- 2005 DVD cover
- Based on: Jewels by Danielle Steel
- Written by: Shelley List Jonathan Estrin
- Directed by: Roger Young
- Starring: Annette O'Toole; Anthony Andrews; Jürgen Prochnow;
- Music by: Patrick Williams
- Country of origin: United States
- Original language: English
- No. of episodes: 2

Production
- Producers: Shelley List Jonathan Estrin
- Editor: Benjamin A. Weissman
- Running time: 228 minutes
- Production companies: List Estrin Productions NBC Productions

Original release
- Network: NBC
- Release: October 18 – October 20, 1992

= Jewels (miniseries) =

Jewels is a 1992 NBC television miniseries based on the bestselling 1992 Danielle Steel novel of the same name. Starring Annette O'Toole and Anthony Andrews, it was broadcast in two parts on October 18 and 20, 1992. The miniseries was adapted by Shelley List and Jonathan Estrin and directed by Roger Young.

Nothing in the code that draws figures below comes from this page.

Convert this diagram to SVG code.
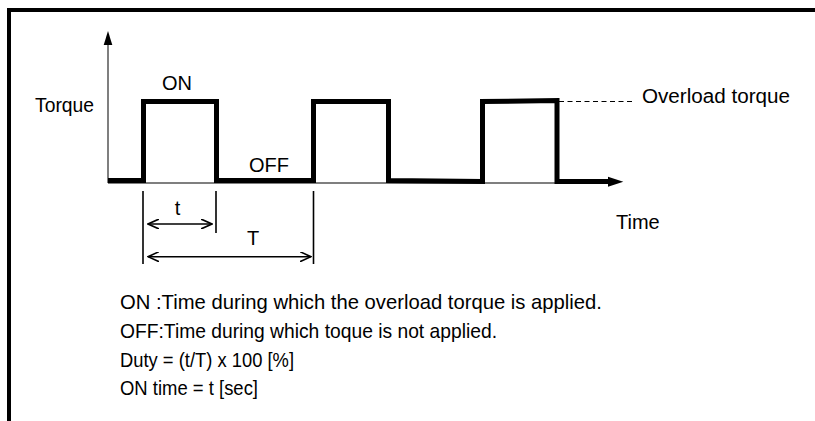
<svg xmlns="http://www.w3.org/2000/svg" width="815" height="421" viewBox="0 0 815 421">
<style>
text{font-family:"Liberation Sans",Arial,sans-serif;fill:#000}
.lbl{font-size:20px}
.note{font-size:21px}
.axis{stroke:#555;stroke-width:1.5;fill:none}
.wave{stroke:#000;stroke-width:5;fill:none;stroke-linejoin:miter}
.dim{stroke:#000;stroke-width:1.6;fill:none}
</style>
<defs>
<marker id="open" viewBox="0 0 12 10" refX="11" refY="5" markerWidth="12" markerHeight="10" markerUnits="userSpaceOnUse" orient="auto-start-reverse">
<path d="M0,0 L11,5 L0,10" fill="none" stroke="#000" stroke-width="1.6"/>
</marker>
</defs>
<rect width="815" height="421" fill="#fff"/>
<path id="frame" d="M9,421 V10 H815" fill="none" stroke="#000" stroke-width="4"/>
<g id="connectors">
<line class="axis" x1="108" y1="45" x2="108" y2="183"/>
<polygon points="108,31 112.3,45 103.7,45" fill="#000"/>
<line class="axis" x1="108" y1="183" x2="609" y2="183"/>
<path class="wave" d="M108,180.5 H143.5 V101.5 H216.5 V180.5 H313.5 V101.5 H388.5 V180.5 L482.5,181.5 V101.5 L557,100.5 V181.5 H610"/>
<polygon points="608,176.7 623.3,181.7 608,186.7" fill="#000"/>
<line x1="559" y1="101.5" x2="634" y2="101.5" stroke="#000" stroke-width="1.2" stroke-dasharray="5,3.5"/>
<line class="dim" x1="143" y1="191" x2="143" y2="264"/>
<line class="dim" x1="216" y1="191" x2="216" y2="233"/>
<line class="dim" x1="313.5" y1="191" x2="313.5" y2="264"/>
<line class="dim" x1="148" y1="224" x2="212" y2="224" marker-start="url(#open)" marker-end="url(#open)"/>
<line class="dim" x1="148" y1="256.7" x2="311" y2="256.7" marker-start="url(#open)" marker-end="url(#open)"/>
</g>
<g id="labels">
<text class="lbl" x="35" y="112" textLength="59" lengthAdjust="spacingAndGlyphs">Torque</text>
<text class="lbl" x="162" y="90">ON</text>
<text class="lbl" x="249" y="172">OFF</text>
<text class="lbl" x="642" y="103" textLength="148" lengthAdjust="spacingAndGlyphs">Overload torque</text>
<text class="lbl" x="177.5" y="215" text-anchor="middle">t</text>
<text class="lbl" x="253" y="245" text-anchor="middle">T</text>
<text class="lbl" x="616" y="229">Time</text>
</g>
<g id="notes">
<text class="note" x="120" y="309" textLength="482" lengthAdjust="spacingAndGlyphs">ON :Time during which the overload torque is applied.</text>
<text class="note" x="120" y="338" textLength="377" lengthAdjust="spacingAndGlyphs">OFF:Time during which toque is not applied.</text>
<text class="note" x="120" y="367" textLength="174" lengthAdjust="spacingAndGlyphs">Duty = (t/T) x 100 [%]</text>
<text class="note" x="120" y="395" textLength="138" lengthAdjust="spacingAndGlyphs">ON time = t [sec]</text>
</g>
</svg>
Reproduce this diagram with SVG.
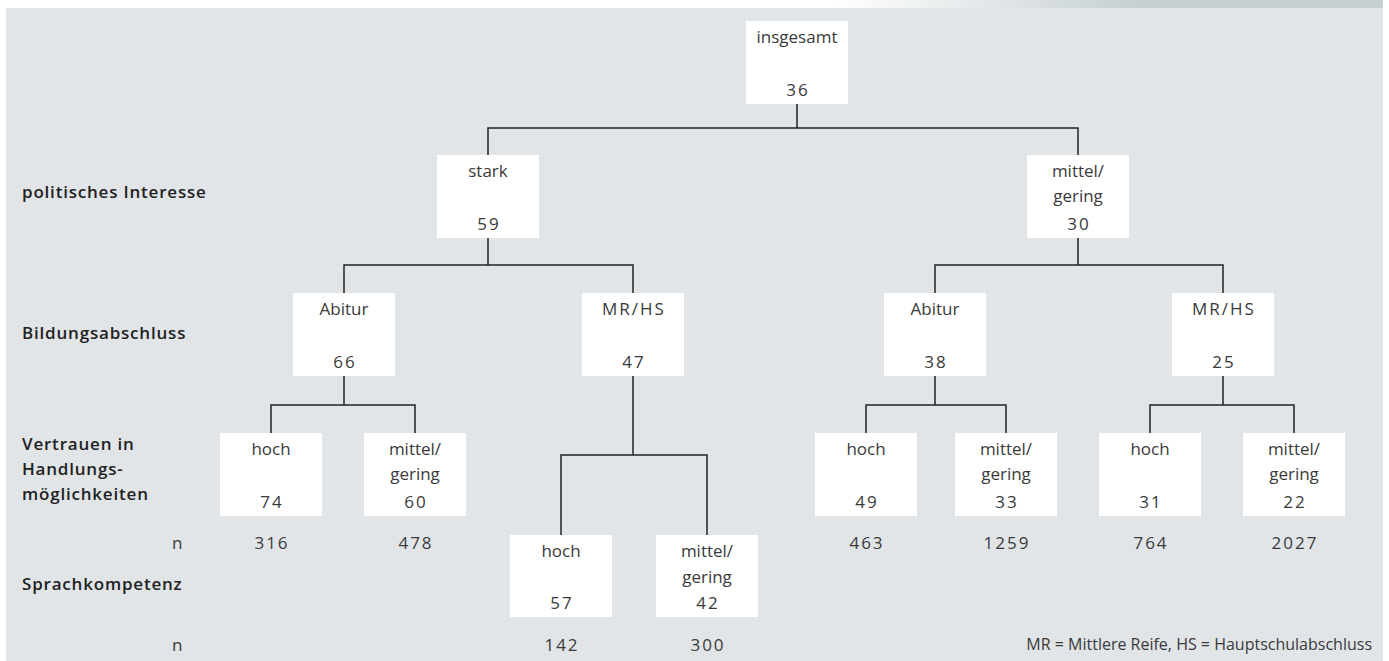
<svg xmlns="http://www.w3.org/2000/svg" width="1389" height="661" viewBox="0 0 1389 661">
<defs>
<linearGradient id="tab" x1="0" y1="0" x2="1389" y2="0" gradientUnits="userSpaceOnUse">
<stop offset="0.6" stop-color="#ffffff"/>
<stop offset="0.82" stop-color="#c6cfd2"/>
<stop offset="1" stop-color="#c6cfd2"/>
</linearGradient>
<style>
.box{fill:#ffffff}
.t{font-family:"Open Sans","Liberation Sans",sans-serif;font-size:17px;fill:#3a3a3a;text-anchor:middle;font-weight:400}
.num{letter-spacing:2px}
.lab{font-family:"Open Sans","Liberation Sans",sans-serif;font-size:17px;font-weight:600;fill:#222;letter-spacing:0.8px}
.n{font-family:"Open Sans","Liberation Sans",sans-serif;font-size:17px;fill:#3a3a3a}
.c{fill:none;stroke:#222;stroke-width:1.5}
</style>
</defs>
<rect x="0" y="0" width="1389" height="661" fill="#ffffff"/>
<rect x="6" y="0" width="1377" height="8" fill="url(#tab)"/>
<rect x="6" y="8" width="1377" height="653" fill="#e1e5e8"/>

<g id="labels">
<text class="lab" x="22" y="198">politisches Interesse</text>
<text class="lab" x="22" y="339">Bildungsabschluss</text>
<text class="lab" x="22" y="450">Vertrauen in</text>
<text class="lab" x="22" y="475">Handlungs-</text>
<text class="lab" x="22" y="500">möglichkeiten</text>
<text class="lab" x="22" y="590">Sprachkompetenz</text>
<text class="n" x="172" y="549">n</text>
<text class="n" x="172" y="651">n</text>
</g>

<g id="connectors">
<path class="c" d="M797 104V128M488 155V128H1078V155"/>
<path class="c" d="M488 238V265M344 293V265H633V293"/>
<path class="c" d="M1078 238V265M935 293V265H1223V293"/>
<path class="c" d="M344 376V405M271 433V405H415V433"/>
<path class="c" d="M633 376V455M561 535V455H707V535"/>
<path class="c" d="M935 376V405M866 433V405H1006V433"/>
<path class="c" d="M1223 376V405M1150 433V405H1294V433"/>
</g>

<g id="n-insgesamt"><rect class="box" x="746" y="21" width="102" height="83"/><text class="t" x="797" y="43">insgesamt</text><text class="t num" x="798" y="96">36</text></g>

<g id="n-stark"><rect class="box" x="437" y="155" width="102" height="83"/><text class="t" x="488" y="177">stark</text><text class="t num" x="489" y="230">59</text></g>
<g id="n-mittel1"><rect class="box" x="1027" y="155" width="102" height="83"/><text class="t" x="1078" y="177">mittel/</text><text class="t" x="1078" y="202">gering</text><text class="t num" x="1079" y="230">30</text></g>

<g id="n-abitur1"><rect class="box" x="293" y="293" width="102" height="83"/><text class="t" x="344" y="315">Abitur</text><text class="t num" x="345" y="368">66</text></g>
<g id="n-mrhs1"><rect class="box" x="582" y="293" width="102" height="83"/><text class="t num" x="634" y="315">MR/HS</text><text class="t num" x="634" y="368">47</text></g>
<g id="n-abitur2"><rect class="box" x="884" y="293" width="102" height="83"/><text class="t" x="935" y="315">Abitur</text><text class="t num" x="936" y="368">38</text></g>
<g id="n-mrhs2"><rect class="box" x="1172" y="293" width="102" height="83"/><text class="t num" x="1224" y="315">MR/HS</text><text class="t num" x="1224" y="368">25</text></g>

<g id="n-hoch74"><rect class="box" x="220" y="433" width="102" height="83"/><text class="t" x="271" y="455">hoch</text><text class="t num" x="272" y="508">74</text></g>
<g id="n-mittel60"><rect class="box" x="364" y="433" width="102" height="83"/><text class="t" x="415" y="455">mittel/</text><text class="t" x="415" y="480">gering</text><text class="t num" x="416" y="508">60</text></g>
<g id="n-hoch49"><rect class="box" x="815" y="433" width="102" height="83"/><text class="t" x="866" y="455">hoch</text><text class="t num" x="867" y="508">49</text></g>
<g id="n-mittel33"><rect class="box" x="955" y="433" width="102" height="83"/><text class="t" x="1006" y="455">mittel/</text><text class="t" x="1006" y="480">gering</text><text class="t num" x="1007" y="508">33</text></g>
<g id="n-hoch31"><rect class="box" x="1099" y="433" width="102" height="83"/><text class="t" x="1150" y="455">hoch</text><text class="t num" x="1151" y="508">31</text></g>
<g id="n-mittel22"><rect class="box" x="1243" y="433" width="102" height="83"/><text class="t" x="1294" y="455">mittel/</text><text class="t" x="1294" y="480">gering</text><text class="t num" x="1295" y="508">22</text></g>

<g id="n-hoch57"><rect class="box" x="510" y="535" width="102" height="82"/><text class="t" x="561" y="557">hoch</text><text class="t num" x="562" y="609">57</text></g>
<g id="n-mittel42"><rect class="box" x="656" y="535" width="102" height="82"/><text class="t" x="707" y="557">mittel/</text><text class="t" x="707" y="583">gering</text><text class="t num" x="708" y="609">42</text></g>

<g id="counts">
<text class="t num" x="272" y="549">316</text>
<text class="t num" x="416" y="549">478</text>
<text class="t num" x="867" y="549">463</text>
<text class="t num" x="1007" y="549">1259</text>
<text class="t num" x="1151" y="549">764</text>
<text class="t num" x="1295" y="549">2027</text>
<text class="t num" x="562" y="651">142</text>
<text class="t num" x="708" y="651">300</text>
</g>

<text x="1372" y="650" font-family="Open Sans, Liberation Sans, sans-serif" font-size="16" fill="#3a3a3a" text-anchor="end">MR = Mittlere Reife, HS = Hauptschulabschluss</text>
</svg>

Jewels and its cast and crew were nominated for two Golden Globe Awards and a Primetime Emmy Award.

==Cast==
- Annette O'Toole as Sarah Thompson Whitfield
- Anthony Andrews as William Whitfield
- Jürgen Prochnow as Joachim von Mannheim
- Corinne Touzet as Emanuelle
- Ursula Howells as the Duchess
- Sheila Gish as Victoria Thompson
- Simon Oates as Edward Thompson
- Robert Wagner as Charles Davenport
- Bradley Cole as Freddie Van Peering
- Christopher Villiers as Phillip
- David Thwaites as Phillip, age 16
- Benedict Taylor as Julian
- Chloë Annett as Isabelle

==Production==
Jewels was adapted from the bestselling Danielle Steel novel of the same name by Shelley List and Jonathan Estrin, who also served as executive producers. Directed by Roger Young, the miniseries was filmed in Luxembourg.

==Broadcast and reception==
The five-hour miniseries was broadcast in two parts on October 18 and 20, 1992. Tony Scott of Variety called it "overblown" and wrote that "Jewels barely reaches above pulp". Finding O'Toole, Andrews and Prochnow unremarkable, Scott complimented Villiers' and Taylor's "surprising vitality" as the Whitfield sons and also praised Howells, Gish and Oates as William and Sarah's parents.

==Award nominations==
Jewels was nominated for a Golden Globe Award for Best Mini-Series or Motion Picture Made for TV and Andrews was nominated for a Golden Globe for Best Performance by an Actor in a Mini-Series or Motion Picture Made for TV. Composer Patrick Williams won a Primetime Emmy Award for Outstanding Individual Achievement in Music Composition for a Miniseries or a Special for Part I.